Похвалу глупости - вслед за Эразмом Роттердамским - Зощенко написать не успел. А первая из "забавных книжонок" через восемь лет окажется "Перед восходом солнца"
В рабочих записях Зощенко цитируется газетный отзыв столетней давности, в сокращенном виде включенный в раздел "Неудачи": "От Гоголя много ждали. Но он разрешился ничтожными "Мертвыми душами". Он враг России… Это клевета на Россию, на русский народ". Дальше идет короткий комментарий: "Гоголь ожидал, что его не поймут, но то, что случилось, превзошло его ожидания".
Траектория творческого пути этого "гоголька" поразительно совпадала с гоголевской.

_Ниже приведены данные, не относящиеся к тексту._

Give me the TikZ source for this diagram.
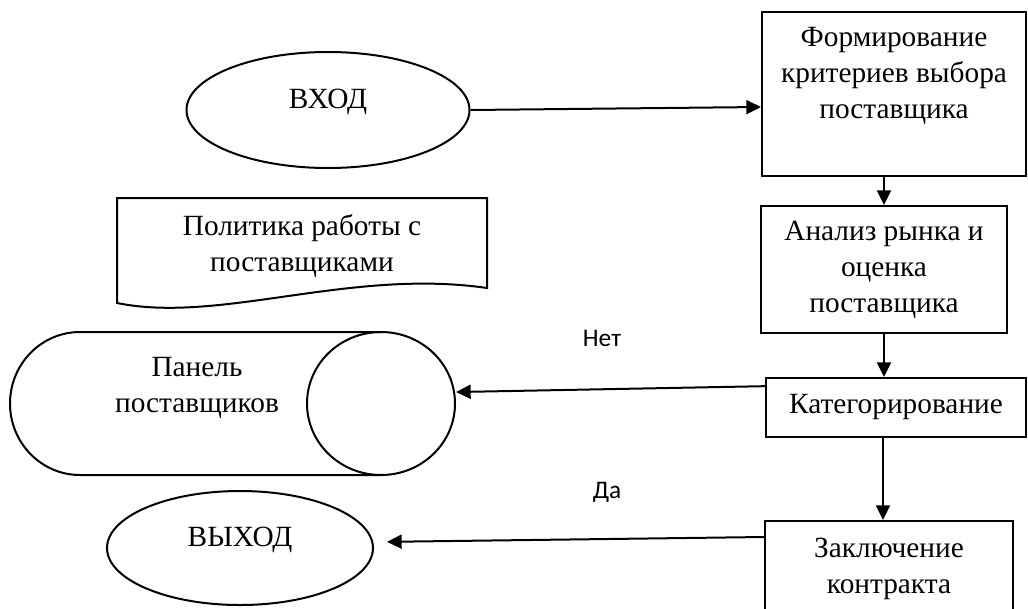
\documentclass[tikz,border=0pt]{standalone}
\usepackage{fontspec}
\setmainfont{Liberation Serif}
\newfontfamily\labelfont{Carlito}
\usetikzlibrary{arrows.meta,shapes.geometric}

\begin{document}
\begin{tikzpicture}[x=0.75pt, y=-0.75pt, line width=1.5pt,
    font=\fontsize{22}{27}\selectfont,
    box/.style={draw, rectangle, inner sep=0pt, align=center},
    term/.style={draw, ellipse, inner sep=0pt, text depth=16.5pt},
    flow/.style={-{Triangle[length=11pt,width=10.5pt]}},
    answer/.style={font=\labelfont\fontsize{19}{23}\selectfont}]
    \useasboundingbox (0,0) rectangle (1028,608);

    \node [term, minimum width=212.25pt, minimum height=87pt] (entry) at (328,110) {ВХОД};
    \node [term, minimum width=199.5pt, minimum height=85.5pt] (exit) at (240,548) {ВЫХОД};

    \node [box, minimum width=198pt, minimum height=123pt] (crit) at (894,94) {};
    \node [align=center] (crittext) at (894,76) {Формирование\\критериев выбора\\поставщика};
    \node [box, minimum width=184.5pt, minimum height=95.25pt] (analysis) at (884,269.5) {Анализ рынка и\\оценка\\поставщика};
    \node [box, minimum width=195pt, minimum height=44.25pt] (cat) at (896,407.5) {Категорирование};
    \node [box, minimum width=186pt, minimum height=72pt] (contract) at (889,569) {Заключение\\контракта};

    \draw (117,198) -- (487,198) -- (487,288) .. controls (350,268) and (220,324) .. (117,303) -- cycle;
    \node [align=center] (policy) at (302,246) {Политика работы с\\поставщиками};

    \draw (381,332) -- (80,332) arc [start angle=270, end angle=90, x radius=70, y radius=71.5] -- (381,475);
    \node [draw, ellipse, inner sep=0pt, minimum width=111pt, minimum height=107.25pt] (panel) at (381,403.5) {};
    \node [align=center] (paneltext) at (197,388) {Панель\\поставщиков};

    \node [answer] (no) at (602,338) {Нет};
    \node [answer] (yes) at (607,492) {Да};

    \draw[flow] (entry.east) -- ([yshift=-9.75pt]crit.west);
    \draw[flow] (analysis.north |- crit.south) -- (analysis.north);
    \draw[flow] (analysis.south) -- (analysis.south |- cat.north);
    \draw[flow] ([yshift=16pt]cat.west) -- ([yshift=8.6pt]panel.east);
    \draw[flow] ([xshift=-9.75pt]cat.south) -- ([xshift=-9.75pt]cat.south |- contract.north);
    \draw[flow, shorten >=9.75pt] ([yshift=24pt]contract.west) -- ([yshift=4.5pt]exit.east);
\end{tikzpicture}
\end{document}
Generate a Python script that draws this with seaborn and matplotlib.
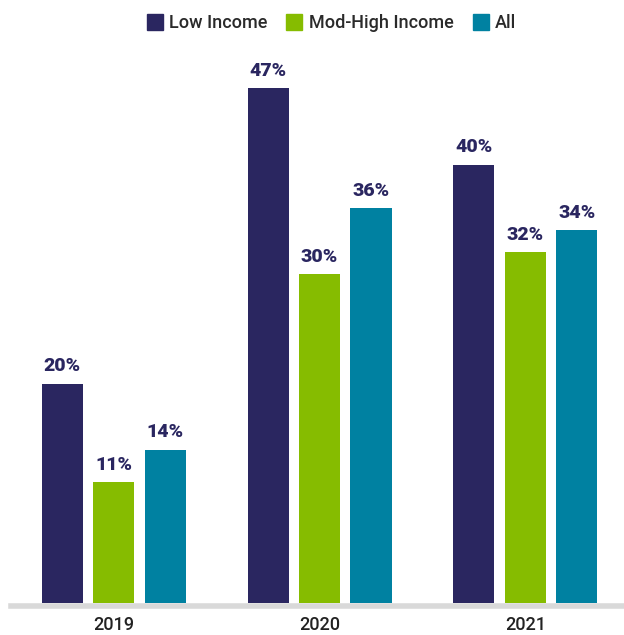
import matplotlib
matplotlib.use("Agg")
import matplotlib.pyplot as plt
import seaborn as sns
import pandas as pd
from matplotlib.lines import Line2D

years = ["2019", "2020", "2021"]
groups = ["Low Income", "Mod-High Income", "All"]
low_income = [20, 47, 40]
mod_high = [11, 30, 32]
all_vals = [14, 36, 34]
colors = ["#2a2660", "#86bc00", "#0081a1"]

rows = []
for i, y in enumerate(years):
    for g, vals in zip(groups, [low_income, mod_high, all_vals]):
        rows.append({"Year": y, "Group": g, "Value": vals[i]})
df = pd.DataFrame(rows)

sns.set_theme(style="white")
plt.rcParams["font.family"] = ["Roboto", "DejaVu Sans"]

W, H = 624, 635
fig = plt.figure(figsize=(W / 100, H / 100), dpi=100)
ax = fig.add_axes([11 / W, 1 - 603 / H, (624 - 11) / W, (603 - 55) / H])

sns.barplot(data=df, x="Year", y="Value", hue="Group", hue_order=groups,
            palette=colors, width=0.75, gap=0.2, dodge=True, ax=ax,
            legend=False, saturation=1, edgecolor="none", linewidth=0)

for cont, col in zip(ax.containers, colors):
    ax.bar_label(cont, labels=[f"{v:.0f}%" for v in cont.datavalues],
                 padding=6, fontsize=14, fontweight="heavy", color="#2a2660")

ax.set_xlim(-0.5, 2.48)
ax.set_ylim(0, 50)
ax.set_xlabel("")
ax.set_ylabel("")
ax.set_yticks([])
for s in ["top", "right", "left"]:
    ax.spines[s].set_visible(False)
ax.spines["bottom"].set_color("#d9d9d9")
ax.spines["bottom"].set_linewidth(4)
ax.spines["bottom"].set_position(("outward", 2.2))
ax.tick_params(axis="x", length=0, pad=7, labelsize=13, labelcolor="#222222")
for t in ax.get_xticklabels():
    t.set_fontweight("medium")

handles = [Line2D([0], [0], marker="s", linestyle="none", markersize=11,
                  markerfacecolor=c, markeredgecolor=c) for c in colors]
leg = fig.legend(handles, groups, loc="center", bbox_to_anchor=(331 / W, 1 - 23 / H),
                 ncol=3, frameon=False, fontsize=13, handletextpad=0.3,
                 columnspacing=1.0, handlelength=1.0)
for t in leg.get_texts():
    t.set_color("#2a2a2a")
    t.set_fontweight("medium")

fig.savefig("out.png", dpi=100)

Рассказы двадцатых годов и "Сентиментальные повести" были его "Вечерами…" и "Миргородом".
Сложная структура "Голубой книги" - с цепочной композицией, историческими фрагментами, лирическими и философскими отступлениями - стала аналогом "Мертвых душ". Наличная реальность рассматривалась в ней в свете высокого идеала, скорбное созерцание падшего мира сочеталось с предчувствием "величавого грома иных речей".
Прямая речь книги "Перед восходом солнца" оказалась (в том числе и по своей роли в судьбе писателя) аналогом "Выбранных мест из переписки о друзьями" или "Исповеди".
То, что случится с автором "Перед восходом солнца", тоже превзойдет все его ожидания. Но пока он надеется и верит.
"В золотом фонде мировой литературы не бывает плохих вещей. Стало быть, при всем арапстве, которое иной раз бывает то там, то тут, - есть абсолютная справедливость. И эта идея в свое время торжествует. И, значит, ничего не страшно, и ничего не безнадежно".